-- Begin DATA BLOCK --

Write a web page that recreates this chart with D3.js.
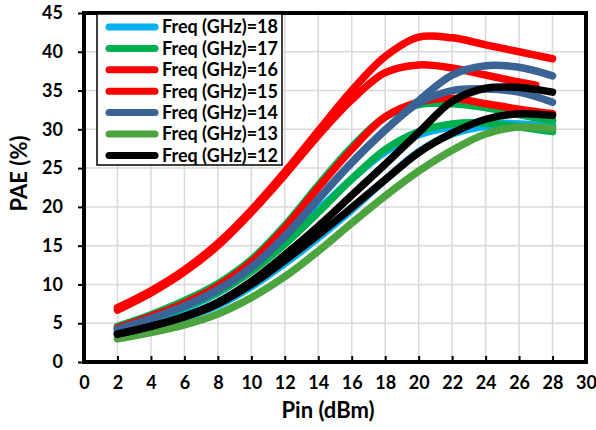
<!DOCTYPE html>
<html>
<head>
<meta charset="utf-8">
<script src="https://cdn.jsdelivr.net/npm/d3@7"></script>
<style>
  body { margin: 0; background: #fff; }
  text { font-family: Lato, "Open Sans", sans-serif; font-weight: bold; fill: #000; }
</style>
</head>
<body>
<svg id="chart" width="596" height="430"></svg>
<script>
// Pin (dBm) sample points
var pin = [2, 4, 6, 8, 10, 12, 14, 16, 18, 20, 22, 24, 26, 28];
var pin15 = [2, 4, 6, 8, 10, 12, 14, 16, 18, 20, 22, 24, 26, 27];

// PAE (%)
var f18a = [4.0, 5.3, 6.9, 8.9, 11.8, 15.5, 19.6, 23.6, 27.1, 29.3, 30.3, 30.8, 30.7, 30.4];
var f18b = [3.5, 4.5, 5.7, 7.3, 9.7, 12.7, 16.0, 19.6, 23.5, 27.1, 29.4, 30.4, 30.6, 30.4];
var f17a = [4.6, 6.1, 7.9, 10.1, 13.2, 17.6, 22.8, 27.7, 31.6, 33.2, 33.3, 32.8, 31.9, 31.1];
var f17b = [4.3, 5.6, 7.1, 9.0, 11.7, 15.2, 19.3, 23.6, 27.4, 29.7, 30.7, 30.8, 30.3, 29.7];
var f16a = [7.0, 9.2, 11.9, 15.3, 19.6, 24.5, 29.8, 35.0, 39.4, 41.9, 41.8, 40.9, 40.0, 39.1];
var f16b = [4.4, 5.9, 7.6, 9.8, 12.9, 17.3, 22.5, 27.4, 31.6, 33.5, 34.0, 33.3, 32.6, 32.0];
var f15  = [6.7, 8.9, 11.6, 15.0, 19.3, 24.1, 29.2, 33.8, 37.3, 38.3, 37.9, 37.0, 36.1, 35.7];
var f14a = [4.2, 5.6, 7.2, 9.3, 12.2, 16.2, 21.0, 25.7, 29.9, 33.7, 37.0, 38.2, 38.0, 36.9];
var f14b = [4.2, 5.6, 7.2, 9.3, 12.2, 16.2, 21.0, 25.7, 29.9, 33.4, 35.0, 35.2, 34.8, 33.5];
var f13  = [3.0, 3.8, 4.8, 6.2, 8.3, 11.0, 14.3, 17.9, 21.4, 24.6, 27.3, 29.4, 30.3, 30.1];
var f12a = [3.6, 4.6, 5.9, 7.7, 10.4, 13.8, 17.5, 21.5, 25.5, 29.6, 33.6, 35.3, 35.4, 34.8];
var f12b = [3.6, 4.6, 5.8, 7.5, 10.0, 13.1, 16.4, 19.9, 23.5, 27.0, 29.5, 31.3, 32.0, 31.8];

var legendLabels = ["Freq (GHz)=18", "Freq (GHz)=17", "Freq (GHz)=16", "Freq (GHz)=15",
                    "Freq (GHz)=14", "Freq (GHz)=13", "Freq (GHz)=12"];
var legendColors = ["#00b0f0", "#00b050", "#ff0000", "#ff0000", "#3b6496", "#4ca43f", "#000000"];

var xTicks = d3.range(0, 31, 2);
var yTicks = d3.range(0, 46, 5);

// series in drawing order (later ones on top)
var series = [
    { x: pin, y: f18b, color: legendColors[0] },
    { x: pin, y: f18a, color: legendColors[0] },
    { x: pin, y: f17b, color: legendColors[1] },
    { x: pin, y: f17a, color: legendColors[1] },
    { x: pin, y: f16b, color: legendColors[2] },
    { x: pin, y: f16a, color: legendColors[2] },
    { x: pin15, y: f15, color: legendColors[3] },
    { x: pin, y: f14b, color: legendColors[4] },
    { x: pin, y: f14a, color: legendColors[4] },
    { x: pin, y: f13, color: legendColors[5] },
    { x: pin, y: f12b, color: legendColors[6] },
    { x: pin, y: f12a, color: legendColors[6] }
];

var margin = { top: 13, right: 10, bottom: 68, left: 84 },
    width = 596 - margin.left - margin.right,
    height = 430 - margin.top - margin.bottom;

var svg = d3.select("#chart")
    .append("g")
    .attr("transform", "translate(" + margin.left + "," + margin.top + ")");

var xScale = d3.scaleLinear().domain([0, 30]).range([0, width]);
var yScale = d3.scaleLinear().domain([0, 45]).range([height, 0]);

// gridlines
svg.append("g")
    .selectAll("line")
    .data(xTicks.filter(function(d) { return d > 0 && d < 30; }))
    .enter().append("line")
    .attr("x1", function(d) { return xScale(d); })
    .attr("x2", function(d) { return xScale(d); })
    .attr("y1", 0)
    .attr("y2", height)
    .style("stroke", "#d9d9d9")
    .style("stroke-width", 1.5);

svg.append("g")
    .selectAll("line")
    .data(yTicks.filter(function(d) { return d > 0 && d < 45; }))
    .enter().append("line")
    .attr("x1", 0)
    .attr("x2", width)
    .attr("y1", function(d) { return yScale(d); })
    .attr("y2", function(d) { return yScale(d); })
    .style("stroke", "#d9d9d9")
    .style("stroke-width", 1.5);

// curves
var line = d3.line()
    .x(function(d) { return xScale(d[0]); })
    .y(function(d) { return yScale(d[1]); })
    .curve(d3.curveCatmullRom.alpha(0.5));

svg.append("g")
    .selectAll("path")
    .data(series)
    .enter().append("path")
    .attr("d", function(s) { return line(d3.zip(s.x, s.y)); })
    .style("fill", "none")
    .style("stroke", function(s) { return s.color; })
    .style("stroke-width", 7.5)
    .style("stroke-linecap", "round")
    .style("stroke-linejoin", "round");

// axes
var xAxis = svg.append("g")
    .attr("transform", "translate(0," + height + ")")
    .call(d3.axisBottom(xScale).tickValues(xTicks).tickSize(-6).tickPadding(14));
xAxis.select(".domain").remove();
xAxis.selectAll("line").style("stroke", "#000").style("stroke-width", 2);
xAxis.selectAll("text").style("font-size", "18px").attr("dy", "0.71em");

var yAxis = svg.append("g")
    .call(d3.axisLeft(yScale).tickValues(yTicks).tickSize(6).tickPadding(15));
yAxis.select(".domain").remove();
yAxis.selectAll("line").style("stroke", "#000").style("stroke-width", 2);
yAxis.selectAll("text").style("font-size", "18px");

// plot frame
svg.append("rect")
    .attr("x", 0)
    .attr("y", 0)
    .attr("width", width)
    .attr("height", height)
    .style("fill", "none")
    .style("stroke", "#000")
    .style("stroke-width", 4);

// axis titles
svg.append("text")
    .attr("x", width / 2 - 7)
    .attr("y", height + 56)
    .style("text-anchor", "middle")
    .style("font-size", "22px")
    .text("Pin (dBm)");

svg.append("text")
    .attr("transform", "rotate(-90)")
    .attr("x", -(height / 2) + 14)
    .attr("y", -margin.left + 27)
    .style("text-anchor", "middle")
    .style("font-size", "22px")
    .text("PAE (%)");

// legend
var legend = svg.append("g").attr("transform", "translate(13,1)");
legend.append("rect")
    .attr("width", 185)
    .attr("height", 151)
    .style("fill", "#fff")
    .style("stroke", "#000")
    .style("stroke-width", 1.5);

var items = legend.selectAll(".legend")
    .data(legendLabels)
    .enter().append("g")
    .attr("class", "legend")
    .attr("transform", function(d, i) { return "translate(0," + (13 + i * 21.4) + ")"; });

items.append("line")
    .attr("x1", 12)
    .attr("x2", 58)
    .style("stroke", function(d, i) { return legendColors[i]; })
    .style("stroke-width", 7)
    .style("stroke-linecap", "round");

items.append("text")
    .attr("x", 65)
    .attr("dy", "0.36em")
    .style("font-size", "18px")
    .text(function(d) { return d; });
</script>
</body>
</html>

-- End DATA BLOCK --

* AIM: Working from the lines above, reproduce the material exactly and exclude its pictures.

* FINISHED ANSWER:
Write a web page that recreates this chart with D3.js.
<!DOCTYPE html>
<html>
<head>
<meta charset="utf-8">
<script src="https://cdn.jsdelivr.net/npm/d3@7"></script>
<style>
  body { margin: 0; background: #fff; }
  text { font-family: Lato, "Open Sans", sans-serif; font-weight: bold; fill: #000; }
</style>
</head>
<body>
<svg id="chart" width="596" height="430"></svg>
<script>
// Pin (dBm) sample points
var pin = [2, 4, 6, 8, 10, 12, 14, 16, 18, 20, 22, 24, 26, 28];
var pin15 = [2, 4, 6, 8, 10, 12, 14, 16, 18, 20, 22, 24, 26, 27];

// PAE (%)
var f18a = [4.0, 5.3, 6.9, 8.9, 11.8, 15.5, 19.6, 23.6, 27.1, 29.3, 30.3, 30.8, 30.7, 30.4];
var f18b = [3.5, 4.5, 5.7, 7.3, 9.7, 12.7, 16.0, 19.6, 23.5, 27.1, 29.4, 30.4, 30.6, 30.4];
var f17a = [4.6, 6.1, 7.9, 10.1, 13.2, 17.6, 22.8, 27.7, 31.6, 33.2, 33.3, 32.8, 31.9, 31.1];
var f17b = [4.3, 5.6, 7.1, 9.0, 11.7, 15.2, 19.3, 23.6, 27.4, 29.7, 30.7, 30.8, 30.3, 29.7];
var f16a = [7.0, 9.2, 11.9, 15.3, 19.6, 24.5, 29.8, 35.0, 39.4, 41.9, 41.8, 40.9, 40.0, 39.1];
var f16b = [4.4, 5.9, 7.6, 9.8, 12.9, 17.3, 22.5, 27.4, 31.6, 33.5, 34.0, 33.3, 32.6, 32.0];
var f15  = [6.7, 8.9, 11.6, 15.0, 19.3, 24.1, 29.2, 33.8, 37.3, 38.3, 37.9, 37.0, 36.1, 35.7];
var f14a = [4.2, 5.6, 7.2, 9.3, 12.2, 16.2, 21.0, 25.7, 29.9, 33.7, 37.0, 38.2, 38.0, 36.9];
var f14b = [4.2, 5.6, 7.2, 9.3, 12.2, 16.2, 21.0, 25.7, 29.9, 33.4, 35.0, 35.2, 34.8, 33.5];
var f13  = [3.0, 3.8, 4.8, 6.2, 8.3, 11.0, 14.3, 17.9, 21.4, 24.6, 27.3, 29.4, 30.3, 30.1];
var f12a = [3.6, 4.6, 5.9, 7.7, 10.4, 13.8, 17.5, 21.5, 25.5, 29.6, 33.6, 35.3, 35.4, 34.8];
var f12b = [3.6, 4.6, 5.8, 7.5, 10.0, 13.1, 16.4, 19.9, 23.5, 27.0, 29.5, 31.3, 32.0, 31.8];

var legendLabels = ["Freq (GHz)=18", "Freq (GHz)=17", "Freq (GHz)=16", "Freq (GHz)=15",
                    "Freq (GHz)=14", "Freq (GHz)=13", "Freq (GHz)=12"];
var legendColors = ["#00b0f0", "#00b050", "#ff0000", "#ff0000", "#3b6496", "#4ca43f", "#000000"];

var xTicks = d3.range(0, 31, 2);
var yTicks = d3.range(0, 46, 5);

// series in drawing order (later ones on top)
var series = [
    { x: pin, y: f18b, color: legendColors[0] },
    { x: pin, y: f18a, color: legendColors[0] },
    { x: pin, y: f17b, color: legendColors[1] },
    { x: pin, y: f17a, color: legendColors[1] },
    { x: pin, y: f16b, color: legendColors[2] },
    { x: pin, y: f16a, color: legendColors[2] },
    { x: pin15, y: f15, color: legendColors[3] },
    { x: pin, y: f14b, color: legendColors[4] },
    { x: pin, y: f14a, color: legendColors[4] },
    { x: pin, y: f13, color: legendColors[5] },
    { x: pin, y: f12b, color: legendColors[6] },
    { x: pin, y: f12a, color: legendColors[6] }
];

var margin = { top: 13, right: 10, bottom: 68, left: 84 },
    width = 596 - margin.left - margin.right,
    height = 430 - margin.top - margin.bottom;

var svg = d3.select("#chart")
    .append("g")
    .attr("transform", "translate(" + margin.left + "," + margin.top + ")");

var xScale = d3.scaleLinear().domain([0, 30]).range([0, width]);
var yScale = d3.scaleLinear().domain([0, 45]).range([height, 0]);

// gridlines
svg.append("g")
    .selectAll("line")
    .data(xTicks.filter(function(d) { return d > 0 && d < 30; }))
    .enter().append("line")
    .attr("x1", function(d) { return xScale(d); })
    .attr("x2", function(d) { return xScale(d); })
    .attr("y1", 0)
    .attr("y2", height)
    .style("stroke", "#d9d9d9")
    .style("stroke-width", 1.5);

svg.append("g")
    .selectAll("line")
    .data(yTicks.filter(function(d) { return d > 0 && d < 45; }))
    .enter().append("line")
    .attr("x1", 0)
    .attr("x2", width)
    .attr("y1", function(d) { return yScale(d); })
    .attr("y2", function(d) { return yScale(d); })
    .style("stroke", "#d9d9d9")
    .style("stroke-width", 1.5);

// curves
var line = d3.line()
    .x(function(d) { return xScale(d[0]); })
    .y(function(d) { return yScale(d[1]); })
    .curve(d3.curveCatmullRom.alpha(0.5));

svg.append("g")
    .selectAll("path")
    .data(series)
    .enter().append("path")
    .attr("d", function(s) { return line(d3.zip(s.x, s.y)); })
    .style("fill", "none")
    .style("stroke", function(s) { return s.color; })
    .style("stroke-width", 7.5)
    .style("stroke-linecap", "round")
    .style("stroke-linejoin", "round");

// axes
var xAxis = svg.append("g")
    .attr("transform", "translate(0," + height + ")")
    .call(d3.axisBottom(xScale).tickValues(xTicks).tickSize(-6).tickPadding(14));
xAxis.select(".domain").remove();
xAxis.selectAll("line").style("stroke", "#000").style("stroke-width", 2);
xAxis.selectAll("text").style("font-size", "18px").attr("dy", "0.71em");

var yAxis = svg.append("g")
    .call(d3.axisLeft(yScale).tickValues(yTicks).tickSize(6).tickPadding(15));
yAxis.select(".domain").remove();
yAxis.selectAll("line").style("stroke", "#000").style("stroke-width", 2);
yAxis.selectAll("text").style("font-size", "18px");

// plot frame
svg.append("rect")
    .attr("x", 0)
    .attr("y", 0)
    .attr("width", width)
    .attr("height", height)
    .style("fill", "none")
    .style("stroke", "#000")
    .style("stroke-width", 4);

// axis titles
svg.append("text")
    .attr("x", width / 2 - 7)
    .attr("y", height + 56)
    .style("text-anchor", "middle")
    .style("font-size", "22px")
    .text("Pin (dBm)");

svg.append("text")
    .attr("transform", "rotate(-90)")
    .attr("x", -(height / 2) + 14)
    .attr("y", -margin.left + 27)
    .style("text-anchor", "middle")
    .style("font-size", "22px")
    .text("PAE (%)");

// legend
var legend = svg.append("g").attr("transform", "translate(13,1)");
legend.append("rect")
    .attr("width", 185)
    .attr("height", 151)
    .style("fill", "#fff")
    .style("stroke", "#000")
    .style("stroke-width", 1.5);

var items = legend.selectAll(".legend")
    .data(legendLabels)
    .enter().append("g")
    .attr("class", "legend")
    .attr("transform", function(d, i) { return "translate(0," + (13 + i * 21.4) + ")"; });

items.append("line")
    .attr("x1", 12)
    .attr("x2", 58)
    .style("stroke", function(d, i) { return legendColors[i]; })
    .style("stroke-width", 7)
    .style("stroke-linecap", "round");

items.append("text")
    .attr("x", 65)
    .attr("dy", "0.36em")
    .style("font-size", "18px")
    .text(function(d) { return d; });
</script>
</body>
</html>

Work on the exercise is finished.